__Records supplied__:

──────

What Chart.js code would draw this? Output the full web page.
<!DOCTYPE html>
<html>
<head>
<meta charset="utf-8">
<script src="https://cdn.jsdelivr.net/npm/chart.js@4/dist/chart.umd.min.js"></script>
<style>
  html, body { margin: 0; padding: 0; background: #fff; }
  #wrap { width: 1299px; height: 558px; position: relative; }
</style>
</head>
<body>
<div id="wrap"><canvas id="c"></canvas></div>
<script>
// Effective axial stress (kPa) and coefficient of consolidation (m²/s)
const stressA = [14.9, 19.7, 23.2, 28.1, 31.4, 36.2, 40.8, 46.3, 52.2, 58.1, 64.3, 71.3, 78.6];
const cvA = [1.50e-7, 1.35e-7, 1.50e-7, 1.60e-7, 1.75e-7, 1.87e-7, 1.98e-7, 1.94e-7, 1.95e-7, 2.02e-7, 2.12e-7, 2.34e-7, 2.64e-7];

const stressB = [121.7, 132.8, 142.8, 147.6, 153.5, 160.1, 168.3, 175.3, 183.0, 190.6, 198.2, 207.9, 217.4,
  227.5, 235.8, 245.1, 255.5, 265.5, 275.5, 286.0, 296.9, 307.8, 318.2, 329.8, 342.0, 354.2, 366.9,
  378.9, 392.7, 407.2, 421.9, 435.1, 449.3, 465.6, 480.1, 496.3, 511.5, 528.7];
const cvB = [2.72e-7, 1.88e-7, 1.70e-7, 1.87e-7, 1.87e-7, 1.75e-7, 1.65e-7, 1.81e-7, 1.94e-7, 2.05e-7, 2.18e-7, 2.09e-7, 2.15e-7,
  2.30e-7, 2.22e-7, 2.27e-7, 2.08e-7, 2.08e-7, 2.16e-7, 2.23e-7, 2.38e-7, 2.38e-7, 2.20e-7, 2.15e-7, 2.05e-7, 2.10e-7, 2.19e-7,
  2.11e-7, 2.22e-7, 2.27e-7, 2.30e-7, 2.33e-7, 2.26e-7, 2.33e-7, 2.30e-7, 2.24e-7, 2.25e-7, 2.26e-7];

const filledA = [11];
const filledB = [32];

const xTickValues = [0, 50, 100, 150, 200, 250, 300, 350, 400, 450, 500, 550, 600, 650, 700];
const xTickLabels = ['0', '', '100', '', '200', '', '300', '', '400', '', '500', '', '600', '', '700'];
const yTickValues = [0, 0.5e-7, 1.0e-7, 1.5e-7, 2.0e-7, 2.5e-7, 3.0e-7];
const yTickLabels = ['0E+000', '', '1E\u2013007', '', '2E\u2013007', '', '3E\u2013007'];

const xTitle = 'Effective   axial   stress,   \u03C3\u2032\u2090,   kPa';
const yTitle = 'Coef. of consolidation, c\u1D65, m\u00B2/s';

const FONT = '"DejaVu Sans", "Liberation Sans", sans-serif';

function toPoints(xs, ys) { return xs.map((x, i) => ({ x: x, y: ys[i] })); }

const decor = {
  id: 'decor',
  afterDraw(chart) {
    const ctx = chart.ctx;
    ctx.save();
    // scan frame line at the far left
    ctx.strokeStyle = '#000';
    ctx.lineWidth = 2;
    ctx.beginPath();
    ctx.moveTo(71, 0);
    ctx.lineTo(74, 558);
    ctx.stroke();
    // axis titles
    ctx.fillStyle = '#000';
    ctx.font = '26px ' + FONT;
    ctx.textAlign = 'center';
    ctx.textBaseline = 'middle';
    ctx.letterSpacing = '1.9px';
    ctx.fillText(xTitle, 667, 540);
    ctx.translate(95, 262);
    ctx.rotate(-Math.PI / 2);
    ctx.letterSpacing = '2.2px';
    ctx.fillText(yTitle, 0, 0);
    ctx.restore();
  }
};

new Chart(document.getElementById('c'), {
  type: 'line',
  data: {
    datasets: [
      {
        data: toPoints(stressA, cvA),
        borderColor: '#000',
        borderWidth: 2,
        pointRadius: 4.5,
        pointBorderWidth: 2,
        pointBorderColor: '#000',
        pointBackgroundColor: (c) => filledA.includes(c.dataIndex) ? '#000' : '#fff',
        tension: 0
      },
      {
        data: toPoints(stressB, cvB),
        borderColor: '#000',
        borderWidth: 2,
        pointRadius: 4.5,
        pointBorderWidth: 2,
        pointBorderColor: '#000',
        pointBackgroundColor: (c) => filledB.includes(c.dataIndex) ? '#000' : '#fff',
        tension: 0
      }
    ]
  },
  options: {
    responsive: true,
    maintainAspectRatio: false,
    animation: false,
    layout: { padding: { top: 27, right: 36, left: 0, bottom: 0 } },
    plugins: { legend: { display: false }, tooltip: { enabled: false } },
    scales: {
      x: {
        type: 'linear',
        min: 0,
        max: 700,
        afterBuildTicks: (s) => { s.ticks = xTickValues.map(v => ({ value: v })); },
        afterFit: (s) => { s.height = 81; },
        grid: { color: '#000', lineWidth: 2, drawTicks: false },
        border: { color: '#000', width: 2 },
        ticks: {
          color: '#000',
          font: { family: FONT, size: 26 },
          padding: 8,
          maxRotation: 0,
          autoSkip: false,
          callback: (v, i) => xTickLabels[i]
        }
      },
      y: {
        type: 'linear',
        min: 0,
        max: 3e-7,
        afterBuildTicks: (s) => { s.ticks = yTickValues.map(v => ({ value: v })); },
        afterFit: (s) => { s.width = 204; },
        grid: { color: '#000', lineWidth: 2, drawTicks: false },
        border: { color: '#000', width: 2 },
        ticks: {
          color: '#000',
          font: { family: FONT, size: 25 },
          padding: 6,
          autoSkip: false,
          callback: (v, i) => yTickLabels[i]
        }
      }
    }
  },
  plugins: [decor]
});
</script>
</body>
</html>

──────

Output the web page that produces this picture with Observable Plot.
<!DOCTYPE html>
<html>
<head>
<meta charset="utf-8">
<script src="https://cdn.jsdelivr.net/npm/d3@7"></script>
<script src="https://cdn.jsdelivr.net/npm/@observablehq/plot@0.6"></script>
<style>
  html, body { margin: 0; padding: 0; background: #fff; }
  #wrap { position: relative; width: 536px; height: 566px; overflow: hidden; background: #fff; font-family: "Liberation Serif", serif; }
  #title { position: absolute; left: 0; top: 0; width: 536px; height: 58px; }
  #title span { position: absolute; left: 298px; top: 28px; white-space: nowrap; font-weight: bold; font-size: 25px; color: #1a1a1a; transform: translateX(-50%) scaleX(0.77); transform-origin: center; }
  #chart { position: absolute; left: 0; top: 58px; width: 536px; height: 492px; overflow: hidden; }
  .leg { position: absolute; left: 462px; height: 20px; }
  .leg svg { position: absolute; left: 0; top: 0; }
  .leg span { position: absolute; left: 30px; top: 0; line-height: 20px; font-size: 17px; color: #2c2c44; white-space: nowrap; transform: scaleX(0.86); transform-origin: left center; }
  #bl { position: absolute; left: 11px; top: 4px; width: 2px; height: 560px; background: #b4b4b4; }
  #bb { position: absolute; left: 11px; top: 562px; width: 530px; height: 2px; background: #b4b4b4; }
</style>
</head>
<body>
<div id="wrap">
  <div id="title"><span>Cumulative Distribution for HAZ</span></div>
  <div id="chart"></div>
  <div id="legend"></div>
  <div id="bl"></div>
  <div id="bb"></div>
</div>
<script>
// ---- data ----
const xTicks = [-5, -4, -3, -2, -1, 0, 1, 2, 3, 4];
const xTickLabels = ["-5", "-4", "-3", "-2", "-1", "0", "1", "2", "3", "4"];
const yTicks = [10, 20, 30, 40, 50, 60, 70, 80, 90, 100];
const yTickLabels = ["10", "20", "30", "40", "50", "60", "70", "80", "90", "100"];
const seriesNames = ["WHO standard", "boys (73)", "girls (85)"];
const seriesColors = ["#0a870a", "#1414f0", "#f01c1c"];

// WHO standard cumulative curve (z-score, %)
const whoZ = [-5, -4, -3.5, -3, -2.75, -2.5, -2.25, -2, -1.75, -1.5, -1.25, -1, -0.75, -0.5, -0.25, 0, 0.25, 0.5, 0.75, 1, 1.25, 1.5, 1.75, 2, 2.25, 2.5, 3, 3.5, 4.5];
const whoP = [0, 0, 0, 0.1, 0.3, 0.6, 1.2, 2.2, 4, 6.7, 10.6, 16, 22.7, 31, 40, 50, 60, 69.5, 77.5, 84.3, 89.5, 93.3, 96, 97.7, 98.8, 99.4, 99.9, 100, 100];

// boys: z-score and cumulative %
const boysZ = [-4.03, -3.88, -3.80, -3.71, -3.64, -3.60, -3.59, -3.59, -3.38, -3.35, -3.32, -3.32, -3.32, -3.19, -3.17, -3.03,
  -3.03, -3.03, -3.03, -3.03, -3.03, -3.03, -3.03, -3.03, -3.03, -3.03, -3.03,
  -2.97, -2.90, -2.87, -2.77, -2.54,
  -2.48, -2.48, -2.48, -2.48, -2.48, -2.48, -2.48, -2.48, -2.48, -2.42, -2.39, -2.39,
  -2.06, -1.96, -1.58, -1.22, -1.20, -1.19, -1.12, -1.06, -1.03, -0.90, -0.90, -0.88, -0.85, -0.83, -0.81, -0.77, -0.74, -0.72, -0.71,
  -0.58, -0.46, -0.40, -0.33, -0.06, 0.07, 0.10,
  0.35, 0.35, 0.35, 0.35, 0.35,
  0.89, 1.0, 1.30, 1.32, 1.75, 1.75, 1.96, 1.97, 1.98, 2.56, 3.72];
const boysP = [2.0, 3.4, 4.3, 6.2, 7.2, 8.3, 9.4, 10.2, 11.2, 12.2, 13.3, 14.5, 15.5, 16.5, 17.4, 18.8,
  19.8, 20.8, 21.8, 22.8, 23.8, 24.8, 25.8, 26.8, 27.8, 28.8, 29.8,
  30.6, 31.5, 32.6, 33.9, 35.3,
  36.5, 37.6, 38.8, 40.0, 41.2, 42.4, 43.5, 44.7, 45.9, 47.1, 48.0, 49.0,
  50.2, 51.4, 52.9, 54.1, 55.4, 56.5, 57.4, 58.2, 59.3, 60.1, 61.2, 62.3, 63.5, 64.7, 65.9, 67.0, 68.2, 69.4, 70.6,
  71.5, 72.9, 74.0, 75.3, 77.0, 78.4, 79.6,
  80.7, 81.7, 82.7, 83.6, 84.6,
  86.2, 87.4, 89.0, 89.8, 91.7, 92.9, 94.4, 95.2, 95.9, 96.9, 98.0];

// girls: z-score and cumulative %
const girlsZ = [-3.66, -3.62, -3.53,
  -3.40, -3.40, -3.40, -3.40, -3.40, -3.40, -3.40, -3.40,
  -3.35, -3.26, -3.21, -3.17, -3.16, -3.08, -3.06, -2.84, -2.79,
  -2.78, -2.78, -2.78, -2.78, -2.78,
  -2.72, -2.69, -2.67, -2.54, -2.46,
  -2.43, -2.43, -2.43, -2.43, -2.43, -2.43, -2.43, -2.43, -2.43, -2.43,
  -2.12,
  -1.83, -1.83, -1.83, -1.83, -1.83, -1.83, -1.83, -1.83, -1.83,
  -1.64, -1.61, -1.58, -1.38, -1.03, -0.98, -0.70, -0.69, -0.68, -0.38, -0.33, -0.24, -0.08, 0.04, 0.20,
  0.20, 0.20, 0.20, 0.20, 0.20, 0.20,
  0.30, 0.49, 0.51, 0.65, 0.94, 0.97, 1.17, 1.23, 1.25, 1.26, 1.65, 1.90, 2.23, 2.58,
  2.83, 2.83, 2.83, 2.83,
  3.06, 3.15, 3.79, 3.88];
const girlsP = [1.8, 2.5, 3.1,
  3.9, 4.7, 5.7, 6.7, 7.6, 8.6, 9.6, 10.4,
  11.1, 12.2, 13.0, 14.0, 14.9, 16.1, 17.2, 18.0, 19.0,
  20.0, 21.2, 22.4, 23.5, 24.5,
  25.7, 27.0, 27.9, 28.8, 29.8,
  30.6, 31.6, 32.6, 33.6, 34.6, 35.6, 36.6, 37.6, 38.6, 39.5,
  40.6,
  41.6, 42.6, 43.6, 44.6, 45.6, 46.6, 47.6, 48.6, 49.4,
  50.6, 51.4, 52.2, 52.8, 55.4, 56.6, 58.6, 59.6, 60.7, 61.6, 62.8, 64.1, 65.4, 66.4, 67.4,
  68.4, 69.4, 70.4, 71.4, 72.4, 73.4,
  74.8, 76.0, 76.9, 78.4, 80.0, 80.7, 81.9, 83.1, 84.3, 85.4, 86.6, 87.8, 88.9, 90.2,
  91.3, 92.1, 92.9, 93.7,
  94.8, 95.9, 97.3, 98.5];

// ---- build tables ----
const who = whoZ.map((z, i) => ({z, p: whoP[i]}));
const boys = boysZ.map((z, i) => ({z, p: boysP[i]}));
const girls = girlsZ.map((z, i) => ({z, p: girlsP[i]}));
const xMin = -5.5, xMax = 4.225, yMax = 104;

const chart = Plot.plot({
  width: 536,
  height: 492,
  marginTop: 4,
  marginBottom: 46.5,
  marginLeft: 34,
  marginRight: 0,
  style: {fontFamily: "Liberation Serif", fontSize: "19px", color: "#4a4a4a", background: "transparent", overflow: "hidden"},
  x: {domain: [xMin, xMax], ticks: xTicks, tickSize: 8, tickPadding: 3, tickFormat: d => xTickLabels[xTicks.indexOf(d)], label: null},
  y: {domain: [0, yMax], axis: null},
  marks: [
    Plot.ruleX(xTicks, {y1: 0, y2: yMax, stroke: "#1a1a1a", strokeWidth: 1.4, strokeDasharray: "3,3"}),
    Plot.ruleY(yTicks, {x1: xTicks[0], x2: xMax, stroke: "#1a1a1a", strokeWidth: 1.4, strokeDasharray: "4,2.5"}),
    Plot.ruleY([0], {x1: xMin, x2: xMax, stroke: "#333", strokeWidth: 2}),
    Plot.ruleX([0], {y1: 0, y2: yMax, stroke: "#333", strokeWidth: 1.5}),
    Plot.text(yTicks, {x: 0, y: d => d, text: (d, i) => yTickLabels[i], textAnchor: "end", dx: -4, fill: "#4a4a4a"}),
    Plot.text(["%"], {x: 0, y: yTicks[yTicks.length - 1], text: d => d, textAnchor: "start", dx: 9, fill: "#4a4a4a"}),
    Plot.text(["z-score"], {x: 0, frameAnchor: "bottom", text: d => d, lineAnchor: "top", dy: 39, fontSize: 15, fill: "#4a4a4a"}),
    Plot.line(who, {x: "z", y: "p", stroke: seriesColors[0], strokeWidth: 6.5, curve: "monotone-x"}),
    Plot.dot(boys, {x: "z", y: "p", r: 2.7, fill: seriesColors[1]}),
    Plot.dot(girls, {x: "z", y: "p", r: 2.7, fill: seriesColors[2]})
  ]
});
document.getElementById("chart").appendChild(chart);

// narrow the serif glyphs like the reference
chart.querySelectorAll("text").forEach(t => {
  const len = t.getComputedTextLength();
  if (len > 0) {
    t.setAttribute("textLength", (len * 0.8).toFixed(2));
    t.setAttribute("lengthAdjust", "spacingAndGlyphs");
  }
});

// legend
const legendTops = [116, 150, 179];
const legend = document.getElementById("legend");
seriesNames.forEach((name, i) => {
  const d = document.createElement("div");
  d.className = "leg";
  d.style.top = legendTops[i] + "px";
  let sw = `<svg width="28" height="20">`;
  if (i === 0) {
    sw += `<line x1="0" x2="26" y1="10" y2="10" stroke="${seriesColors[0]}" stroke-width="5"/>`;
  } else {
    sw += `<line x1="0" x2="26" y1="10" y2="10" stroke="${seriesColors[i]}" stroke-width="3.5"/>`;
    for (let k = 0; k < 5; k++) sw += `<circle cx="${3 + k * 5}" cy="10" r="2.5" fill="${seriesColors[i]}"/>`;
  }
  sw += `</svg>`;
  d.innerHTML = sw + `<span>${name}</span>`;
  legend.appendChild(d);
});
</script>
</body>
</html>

──────

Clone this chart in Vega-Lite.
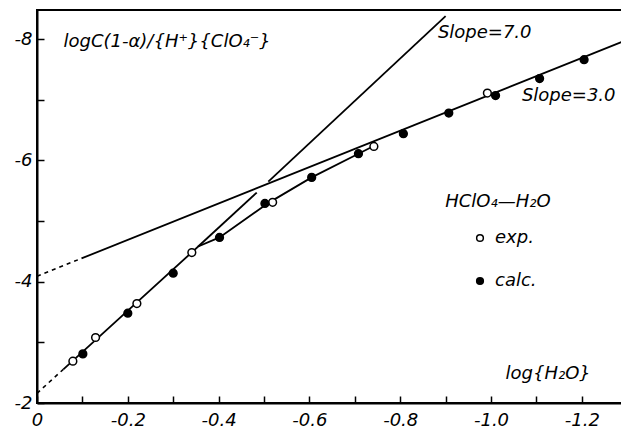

──────

__Required task__: Output exactly the lines running from the line containing "What Chart.js code" through the line containing "2.12e-7, 2.34e-7, 2.64e-7];", and only those lines.

__Exercise answer__:
What Chart.js code would draw this? Output the full web page.
<!DOCTYPE html>
<html>
<head>
<meta charset="utf-8">
<script src="https://cdn.jsdelivr.net/npm/chart.js@4/dist/chart.umd.min.js"></script>
<style>
  html, body { margin: 0; padding: 0; background: #fff; }
  #wrap { width: 1299px; height: 558px; position: relative; }
</style>
</head>
<body>
<div id="wrap"><canvas id="c"></canvas></div>
<script>
// Effective axial stress (kPa) and coefficient of consolidation (m²/s)
const stressA = [14.9, 19.7, 23.2, 28.1, 31.4, 36.2, 40.8, 46.3, 52.2, 58.1, 64.3, 71.3, 78.6];
const cvA = [1.50e-7, 1.35e-7, 1.50e-7, 1.60e-7, 1.75e-7, 1.87e-7, 1.98e-7, 1.94e-7, 1.95e-7, 2.02e-7, 2.12e-7, 2.34e-7, 2.64e-7];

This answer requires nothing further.